The “no labels” style centrists are corporate folks who push the idea that most persuadable voters are socially liberal but economically conservative. Romney types. This is blatantly false. As you can see, almost NO ONE is in that bottom right quadrant. That doesn’t mean that the suburban Romney Democrat doesn’t exist. They do, but their numbers are actually quite limited, and they are far less economically conservative and more socially liberal than usually given credit for.
And the younger they are, the more likely they are to be in the bottom-left quadrant.
As counties get less white, they also get less Republican.
The following charts are also courtesy of Chris Tackett.
If Democrats want to win Texas and flip this state blue, they have to start focusing on where the voters are, and they have to focus on the groups that will get them there with the policies that matter. While I would never advocate ignoring any Texan, statewide candidates could ignore 147 counties in Texas and still reach 95% of the electorate.
The Democratic Party in Texas hasn’t been focusing on building a Democratic infrastructure and fighting against Christian Nationalism, and they’re out of time. Democrats must focus on legit untapped votes in areas most likely to vote progressive.
Millions of “registered-not-voting” voters are in blue/urban areas in Texas. Rural areas are losing population, not gaining. That means we should expect little to no increase in Democratic voters in rural areas in the upcoming elections.
Texas Democrats can win with an urban-first strategy, a strategy which, to this day, they still haven’t used. They need to be appealing to younger voters, and they need to focus on turnout in Black and brown communities.

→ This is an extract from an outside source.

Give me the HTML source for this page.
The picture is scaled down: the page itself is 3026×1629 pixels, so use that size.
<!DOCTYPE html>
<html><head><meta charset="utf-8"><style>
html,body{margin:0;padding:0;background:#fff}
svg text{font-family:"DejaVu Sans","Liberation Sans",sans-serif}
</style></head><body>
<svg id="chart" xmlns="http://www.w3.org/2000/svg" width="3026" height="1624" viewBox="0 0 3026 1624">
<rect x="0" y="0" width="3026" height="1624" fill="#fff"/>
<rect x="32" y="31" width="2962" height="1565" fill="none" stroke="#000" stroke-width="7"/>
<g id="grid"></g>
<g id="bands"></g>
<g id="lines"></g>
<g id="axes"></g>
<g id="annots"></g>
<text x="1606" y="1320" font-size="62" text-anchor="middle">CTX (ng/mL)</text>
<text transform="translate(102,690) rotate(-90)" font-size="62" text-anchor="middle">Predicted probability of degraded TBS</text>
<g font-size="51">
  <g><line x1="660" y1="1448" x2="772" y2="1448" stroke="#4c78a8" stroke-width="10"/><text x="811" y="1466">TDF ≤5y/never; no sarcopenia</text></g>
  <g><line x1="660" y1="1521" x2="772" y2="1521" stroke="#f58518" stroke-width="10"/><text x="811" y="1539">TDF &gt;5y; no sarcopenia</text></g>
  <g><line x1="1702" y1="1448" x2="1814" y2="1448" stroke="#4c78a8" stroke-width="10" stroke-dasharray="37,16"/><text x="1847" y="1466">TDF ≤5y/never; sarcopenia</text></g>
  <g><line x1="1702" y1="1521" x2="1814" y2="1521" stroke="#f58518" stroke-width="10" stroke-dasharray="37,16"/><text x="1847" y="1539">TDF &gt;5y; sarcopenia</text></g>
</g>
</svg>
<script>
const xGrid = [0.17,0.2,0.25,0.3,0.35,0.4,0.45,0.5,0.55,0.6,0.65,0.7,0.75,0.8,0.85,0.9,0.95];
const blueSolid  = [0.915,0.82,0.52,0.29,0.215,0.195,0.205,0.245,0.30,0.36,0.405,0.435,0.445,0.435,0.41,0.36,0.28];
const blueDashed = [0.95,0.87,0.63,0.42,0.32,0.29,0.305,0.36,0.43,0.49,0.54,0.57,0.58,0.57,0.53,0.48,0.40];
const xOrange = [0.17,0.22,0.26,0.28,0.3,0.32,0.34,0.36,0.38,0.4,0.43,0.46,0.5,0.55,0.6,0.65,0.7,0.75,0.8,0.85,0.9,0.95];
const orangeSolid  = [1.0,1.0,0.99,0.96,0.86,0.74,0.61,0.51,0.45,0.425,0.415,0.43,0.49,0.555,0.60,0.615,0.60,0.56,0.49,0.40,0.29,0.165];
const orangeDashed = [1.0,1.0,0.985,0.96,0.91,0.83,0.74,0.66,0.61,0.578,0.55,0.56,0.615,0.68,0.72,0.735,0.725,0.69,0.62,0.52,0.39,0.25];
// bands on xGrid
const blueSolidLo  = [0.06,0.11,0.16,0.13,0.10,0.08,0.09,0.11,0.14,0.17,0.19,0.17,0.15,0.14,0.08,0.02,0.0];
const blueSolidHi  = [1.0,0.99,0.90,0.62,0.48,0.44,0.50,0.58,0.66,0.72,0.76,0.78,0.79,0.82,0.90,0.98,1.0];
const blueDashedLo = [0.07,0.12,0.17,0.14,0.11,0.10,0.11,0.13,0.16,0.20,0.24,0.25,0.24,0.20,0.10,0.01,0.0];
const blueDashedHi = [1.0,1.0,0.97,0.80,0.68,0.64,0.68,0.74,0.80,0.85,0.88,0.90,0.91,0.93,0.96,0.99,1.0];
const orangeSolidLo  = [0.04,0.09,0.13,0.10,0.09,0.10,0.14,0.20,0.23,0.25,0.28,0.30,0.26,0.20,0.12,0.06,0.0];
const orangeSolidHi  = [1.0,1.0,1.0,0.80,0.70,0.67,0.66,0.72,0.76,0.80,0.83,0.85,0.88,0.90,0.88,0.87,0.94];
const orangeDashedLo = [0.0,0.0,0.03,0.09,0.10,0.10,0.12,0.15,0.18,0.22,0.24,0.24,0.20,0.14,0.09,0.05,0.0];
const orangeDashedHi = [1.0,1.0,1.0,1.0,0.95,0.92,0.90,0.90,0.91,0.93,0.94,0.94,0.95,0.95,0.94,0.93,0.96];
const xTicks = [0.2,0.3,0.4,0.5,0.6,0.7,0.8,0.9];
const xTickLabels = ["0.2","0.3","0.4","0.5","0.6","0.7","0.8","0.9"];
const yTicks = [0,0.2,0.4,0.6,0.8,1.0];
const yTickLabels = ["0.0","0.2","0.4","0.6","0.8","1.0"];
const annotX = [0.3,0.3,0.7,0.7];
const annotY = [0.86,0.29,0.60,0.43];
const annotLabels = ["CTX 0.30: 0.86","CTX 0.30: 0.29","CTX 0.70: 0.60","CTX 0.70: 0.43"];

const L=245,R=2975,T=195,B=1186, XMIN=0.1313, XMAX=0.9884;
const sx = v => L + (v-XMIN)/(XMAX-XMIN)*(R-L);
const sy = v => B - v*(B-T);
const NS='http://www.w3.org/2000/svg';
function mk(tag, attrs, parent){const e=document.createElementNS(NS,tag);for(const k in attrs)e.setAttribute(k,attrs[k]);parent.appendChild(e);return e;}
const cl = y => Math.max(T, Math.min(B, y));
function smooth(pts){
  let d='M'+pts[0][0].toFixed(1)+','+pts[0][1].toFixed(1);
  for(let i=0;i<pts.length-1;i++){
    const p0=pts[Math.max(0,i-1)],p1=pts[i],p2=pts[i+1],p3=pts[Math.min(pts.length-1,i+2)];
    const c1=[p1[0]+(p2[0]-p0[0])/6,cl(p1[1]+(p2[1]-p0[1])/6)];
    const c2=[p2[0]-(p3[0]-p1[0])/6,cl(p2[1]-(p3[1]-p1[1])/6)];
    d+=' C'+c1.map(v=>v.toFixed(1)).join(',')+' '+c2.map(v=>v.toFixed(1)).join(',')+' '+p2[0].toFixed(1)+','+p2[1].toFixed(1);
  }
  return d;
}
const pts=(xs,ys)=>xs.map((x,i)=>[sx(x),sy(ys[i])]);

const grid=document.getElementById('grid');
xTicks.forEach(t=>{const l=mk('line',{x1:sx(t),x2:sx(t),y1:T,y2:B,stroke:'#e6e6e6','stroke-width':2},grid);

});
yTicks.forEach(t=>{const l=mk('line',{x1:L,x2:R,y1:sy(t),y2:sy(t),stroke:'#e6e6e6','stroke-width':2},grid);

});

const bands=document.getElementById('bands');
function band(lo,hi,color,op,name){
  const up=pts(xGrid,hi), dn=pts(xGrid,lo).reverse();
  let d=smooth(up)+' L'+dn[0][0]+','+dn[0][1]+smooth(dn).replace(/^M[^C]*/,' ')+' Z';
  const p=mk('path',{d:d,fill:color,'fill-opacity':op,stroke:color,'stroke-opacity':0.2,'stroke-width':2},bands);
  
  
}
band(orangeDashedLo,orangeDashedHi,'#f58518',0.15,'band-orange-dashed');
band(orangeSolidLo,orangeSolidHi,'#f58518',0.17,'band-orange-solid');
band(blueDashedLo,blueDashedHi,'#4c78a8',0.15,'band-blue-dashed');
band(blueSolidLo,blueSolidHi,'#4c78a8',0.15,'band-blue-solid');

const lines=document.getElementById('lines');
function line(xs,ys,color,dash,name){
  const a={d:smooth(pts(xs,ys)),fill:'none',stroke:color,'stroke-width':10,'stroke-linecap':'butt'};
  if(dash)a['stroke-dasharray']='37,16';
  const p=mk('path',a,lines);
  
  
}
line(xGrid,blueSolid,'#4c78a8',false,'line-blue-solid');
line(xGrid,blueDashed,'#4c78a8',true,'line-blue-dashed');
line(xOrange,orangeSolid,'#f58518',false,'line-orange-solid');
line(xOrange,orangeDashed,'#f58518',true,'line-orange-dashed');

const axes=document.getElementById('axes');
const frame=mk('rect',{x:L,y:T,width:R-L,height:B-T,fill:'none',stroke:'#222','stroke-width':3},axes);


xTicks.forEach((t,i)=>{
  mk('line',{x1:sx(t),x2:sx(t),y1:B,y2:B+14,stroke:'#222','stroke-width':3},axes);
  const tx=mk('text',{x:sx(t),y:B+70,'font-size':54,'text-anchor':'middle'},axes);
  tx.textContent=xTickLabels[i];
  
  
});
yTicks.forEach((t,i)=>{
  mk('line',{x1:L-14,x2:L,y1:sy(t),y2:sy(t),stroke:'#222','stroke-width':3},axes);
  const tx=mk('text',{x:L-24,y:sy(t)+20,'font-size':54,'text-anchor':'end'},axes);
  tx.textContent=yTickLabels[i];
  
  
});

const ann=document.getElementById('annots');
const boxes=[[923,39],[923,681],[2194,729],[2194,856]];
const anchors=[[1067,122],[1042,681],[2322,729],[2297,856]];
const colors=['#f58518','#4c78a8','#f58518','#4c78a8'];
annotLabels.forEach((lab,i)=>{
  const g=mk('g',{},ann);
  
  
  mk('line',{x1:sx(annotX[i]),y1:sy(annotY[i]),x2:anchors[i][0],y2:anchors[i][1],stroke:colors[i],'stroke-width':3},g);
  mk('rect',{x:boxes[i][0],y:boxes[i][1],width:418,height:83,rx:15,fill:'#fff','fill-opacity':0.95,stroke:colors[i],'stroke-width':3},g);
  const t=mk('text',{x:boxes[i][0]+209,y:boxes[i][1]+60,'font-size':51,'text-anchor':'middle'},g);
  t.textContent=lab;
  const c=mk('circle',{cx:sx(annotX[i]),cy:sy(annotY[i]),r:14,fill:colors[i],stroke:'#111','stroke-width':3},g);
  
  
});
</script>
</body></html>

The changing demographics in Texas and the decline in rural populations demand a strategic shift for Democrats. By focusing on where the voters are, targeting Black and brown communities, and embracing progressive policies, Democrats can harness the power of these demographic shifts and pave the way for a more inclusive and representative political landscape in Texas. The time for bold action is now, and Democrats must seize this opportunity to shape the state's future.